### [Source data]
────────────────────

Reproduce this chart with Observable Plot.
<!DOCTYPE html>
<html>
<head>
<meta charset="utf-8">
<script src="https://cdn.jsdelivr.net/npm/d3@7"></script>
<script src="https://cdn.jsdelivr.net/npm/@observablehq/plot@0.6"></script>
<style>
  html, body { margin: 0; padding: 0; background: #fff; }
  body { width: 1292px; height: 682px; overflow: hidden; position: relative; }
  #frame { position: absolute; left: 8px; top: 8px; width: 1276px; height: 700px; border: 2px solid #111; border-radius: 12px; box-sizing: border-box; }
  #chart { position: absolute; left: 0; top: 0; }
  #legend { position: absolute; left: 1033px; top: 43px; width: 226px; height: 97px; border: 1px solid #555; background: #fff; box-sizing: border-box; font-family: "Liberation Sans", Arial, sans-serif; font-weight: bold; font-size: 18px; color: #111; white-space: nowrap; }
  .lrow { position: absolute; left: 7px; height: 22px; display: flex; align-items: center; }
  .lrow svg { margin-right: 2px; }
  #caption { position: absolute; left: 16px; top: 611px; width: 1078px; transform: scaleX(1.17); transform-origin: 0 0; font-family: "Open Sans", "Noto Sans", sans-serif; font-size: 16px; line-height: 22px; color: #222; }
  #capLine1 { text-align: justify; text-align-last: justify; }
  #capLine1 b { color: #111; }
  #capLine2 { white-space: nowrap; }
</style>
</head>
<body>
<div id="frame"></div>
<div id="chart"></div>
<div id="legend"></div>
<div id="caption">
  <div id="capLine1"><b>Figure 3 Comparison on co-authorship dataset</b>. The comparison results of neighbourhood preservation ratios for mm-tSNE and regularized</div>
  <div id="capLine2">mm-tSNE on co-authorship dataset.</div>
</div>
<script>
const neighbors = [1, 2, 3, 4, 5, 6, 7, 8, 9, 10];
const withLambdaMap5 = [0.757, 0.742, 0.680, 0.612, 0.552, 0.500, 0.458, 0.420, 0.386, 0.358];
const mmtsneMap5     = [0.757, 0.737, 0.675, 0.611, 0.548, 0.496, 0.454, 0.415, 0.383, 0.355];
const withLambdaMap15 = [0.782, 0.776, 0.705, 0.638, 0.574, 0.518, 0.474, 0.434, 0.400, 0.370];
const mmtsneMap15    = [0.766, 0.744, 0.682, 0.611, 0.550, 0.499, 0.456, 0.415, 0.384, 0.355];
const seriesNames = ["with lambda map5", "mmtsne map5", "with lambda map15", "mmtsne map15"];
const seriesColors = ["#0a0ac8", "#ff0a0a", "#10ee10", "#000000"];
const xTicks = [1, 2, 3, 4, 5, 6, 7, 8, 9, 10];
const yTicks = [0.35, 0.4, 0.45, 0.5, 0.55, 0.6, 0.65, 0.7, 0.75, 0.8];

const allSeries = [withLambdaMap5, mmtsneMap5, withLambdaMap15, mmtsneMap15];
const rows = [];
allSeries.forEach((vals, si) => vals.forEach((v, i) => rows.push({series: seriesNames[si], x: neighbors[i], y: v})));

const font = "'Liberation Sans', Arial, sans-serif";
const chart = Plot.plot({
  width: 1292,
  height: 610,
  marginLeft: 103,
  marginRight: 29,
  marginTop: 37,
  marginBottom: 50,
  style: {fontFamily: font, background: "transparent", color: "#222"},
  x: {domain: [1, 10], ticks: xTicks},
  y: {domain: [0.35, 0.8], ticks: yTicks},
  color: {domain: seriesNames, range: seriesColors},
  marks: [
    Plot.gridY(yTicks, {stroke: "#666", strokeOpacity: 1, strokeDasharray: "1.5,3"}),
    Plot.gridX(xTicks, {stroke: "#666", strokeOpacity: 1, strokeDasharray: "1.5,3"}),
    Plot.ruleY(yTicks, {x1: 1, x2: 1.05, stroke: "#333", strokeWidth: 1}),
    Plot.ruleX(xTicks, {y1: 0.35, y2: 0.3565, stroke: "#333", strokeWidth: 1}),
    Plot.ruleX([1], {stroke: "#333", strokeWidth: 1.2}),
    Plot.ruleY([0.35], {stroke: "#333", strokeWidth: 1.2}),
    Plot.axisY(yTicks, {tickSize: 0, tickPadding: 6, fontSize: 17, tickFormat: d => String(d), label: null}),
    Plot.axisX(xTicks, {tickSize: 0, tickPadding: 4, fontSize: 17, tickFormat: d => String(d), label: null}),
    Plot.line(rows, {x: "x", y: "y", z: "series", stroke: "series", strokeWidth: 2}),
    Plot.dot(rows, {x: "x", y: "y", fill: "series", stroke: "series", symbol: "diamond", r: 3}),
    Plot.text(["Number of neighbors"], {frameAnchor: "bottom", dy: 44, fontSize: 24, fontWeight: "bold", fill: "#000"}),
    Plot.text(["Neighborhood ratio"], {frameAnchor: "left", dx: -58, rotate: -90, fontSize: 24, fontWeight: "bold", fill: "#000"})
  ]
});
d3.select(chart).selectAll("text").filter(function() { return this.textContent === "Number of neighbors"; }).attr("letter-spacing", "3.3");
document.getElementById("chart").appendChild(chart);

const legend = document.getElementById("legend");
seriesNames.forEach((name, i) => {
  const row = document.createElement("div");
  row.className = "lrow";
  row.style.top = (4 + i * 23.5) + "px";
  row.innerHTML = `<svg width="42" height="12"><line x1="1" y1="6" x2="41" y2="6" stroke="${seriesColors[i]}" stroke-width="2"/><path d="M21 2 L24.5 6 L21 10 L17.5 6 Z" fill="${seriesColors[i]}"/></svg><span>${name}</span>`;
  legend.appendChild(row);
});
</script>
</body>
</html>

────────────────────

### [Work instructions]
Using the listing above, retype each line exactly.

### [Response to this task]
Reproduce this chart with Observable Plot.
<!DOCTYPE html>
<html>
<head>
<meta charset="utf-8">
<script src="https://cdn.jsdelivr.net/npm/d3@7"></script>
<script src="https://cdn.jsdelivr.net/npm/@observablehq/plot@0.6"></script>
<style>
  html, body { margin: 0; padding: 0; background: #fff; }
  body { width: 1292px; height: 682px; overflow: hidden; position: relative; }
  #frame { position: absolute; left: 8px; top: 8px; width: 1276px; height: 700px; border: 2px solid #111; border-radius: 12px; box-sizing: border-box; }
  #chart { position: absolute; left: 0; top: 0; }
  #legend { position: absolute; left: 1033px; top: 43px; width: 226px; height: 97px; border: 1px solid #555; background: #fff; box-sizing: border-box; font-family: "Liberation Sans", Arial, sans-serif; font-weight: bold; font-size: 18px; color: #111; white-space: nowrap; }
  .lrow { position: absolute; left: 7px; height: 22px; display: flex; align-items: center; }
  .lrow svg { margin-right: 2px; }
  #caption { position: absolute; left: 16px; top: 611px; width: 1078px; transform: scaleX(1.17); transform-origin: 0 0; font-family: "Open Sans", "Noto Sans", sans-serif; font-size: 16px; line-height: 22px; color: #222; }
  #capLine1 { text-align: justify; text-align-last: justify; }
  #capLine1 b { color: #111; }
  #capLine2 { white-space: nowrap; }
</style>
</head>
<body>
<div id="frame"></div>
<div id="chart"></div>
<div id="legend"></div>
<div id="caption">
  <div id="capLine1"><b>Figure 3 Comparison on co-authorship dataset</b>. The comparison results of neighbourhood preservation ratios for mm-tSNE and regularized</div>
  <div id="capLine2">mm-tSNE on co-authorship dataset.</div>
</div>
<script>
const neighbors = [1, 2, 3, 4, 5, 6, 7, 8, 9, 10];
const withLambdaMap5 = [0.757, 0.742, 0.680, 0.612, 0.552, 0.500, 0.458, 0.420, 0.386, 0.358];
const mmtsneMap5     = [0.757, 0.737, 0.675, 0.611, 0.548, 0.496, 0.454, 0.415, 0.383, 0.355];
const withLambdaMap15 = [0.782, 0.776, 0.705, 0.638, 0.574, 0.518, 0.474, 0.434, 0.400, 0.370];
const mmtsneMap15    = [0.766, 0.744, 0.682, 0.611, 0.550, 0.499, 0.456, 0.415, 0.384, 0.355];
const seriesNames = ["with lambda map5", "mmtsne map5", "with lambda map15", "mmtsne map15"];
const seriesColors = ["#0a0ac8", "#ff0a0a", "#10ee10", "#000000"];
const xTicks = [1, 2, 3, 4, 5, 6, 7, 8, 9, 10];
const yTicks = [0.35, 0.4, 0.45, 0.5, 0.55, 0.6, 0.65, 0.7, 0.75, 0.8];

const allSeries = [withLambdaMap5, mmtsneMap5, withLambdaMap15, mmtsneMap15];
const rows = [];
allSeries.forEach((vals, si) => vals.forEach((v, i) => rows.push({series: seriesNames[si], x: neighbors[i], y: v})));

const font = "'Liberation Sans', Arial, sans-serif";
const chart = Plot.plot({
  width: 1292,
  height: 610,
  marginLeft: 103,
  marginRight: 29,
  marginTop: 37,
  marginBottom: 50,
  style: {fontFamily: font, background: "transparent", color: "#222"},
  x: {domain: [1, 10], ticks: xTicks},
  y: {domain: [0.35, 0.8], ticks: yTicks},
  color: {domain: seriesNames, range: seriesColors},
  marks: [
    Plot.gridY(yTicks, {stroke: "#666", strokeOpacity: 1, strokeDasharray: "1.5,3"}),
    Plot.gridX(xTicks, {stroke: "#666", strokeOpacity: 1, strokeDasharray: "1.5,3"}),
    Plot.ruleY(yTicks, {x1: 1, x2: 1.05, stroke: "#333", strokeWidth: 1}),
    Plot.ruleX(xTicks, {y1: 0.35, y2: 0.3565, stroke: "#333", strokeWidth: 1}),
    Plot.ruleX([1], {stroke: "#333", strokeWidth: 1.2}),
    Plot.ruleY([0.35], {stroke: "#333", strokeWidth: 1.2}),
    Plot.axisY(yTicks, {tickSize: 0, tickPadding: 6, fontSize: 17, tickFormat: d => String(d), label: null}),
    Plot.axisX(xTicks, {tickSize: 0, tickPadding: 4, fontSize: 17, tickFormat: d => String(d), label: null}),
    Plot.line(rows, {x: "x", y: "y", z: "series", stroke: "series", strokeWidth: 2}),
    Plot.dot(rows, {x: "x", y: "y", fill: "series", stroke: "series", symbol: "diamond", r: 3}),
    Plot.text(["Number of neighbors"], {frameAnchor: "bottom", dy: 44, fontSize: 24, fontWeight: "bold", fill: "#000"}),
    Plot.text(["Neighborhood ratio"], {frameAnchor: "left", dx: -58, rotate: -90, fontSize: 24, fontWeight: "bold", fill: "#000"})
  ]
});
d3.select(chart).selectAll("text").filter(function() { return this.textContent === "Number of neighbors"; }).attr("letter-spacing", "3.3");
document.getElementById("chart").appendChild(chart);

const legend = document.getElementById("legend");
seriesNames.forEach((name, i) => {
  const row = document.createElement("div");
  row.className = "lrow";
  row.style.top = (4 + i * 23.5) + "px";
  row.innerHTML = `<svg width="42" height="12"><line x1="1" y1="6" x2="41" y2="6" stroke="${seriesColors[i]}" stroke-width="2"/><path d="M21 2 L24.5 6 L21 10 L17.5 6 Z" fill="${seriesColors[i]}"/></svg><span>${name}</span>`;
  legend.appendChild(row);
});
</script>
</body>
</html>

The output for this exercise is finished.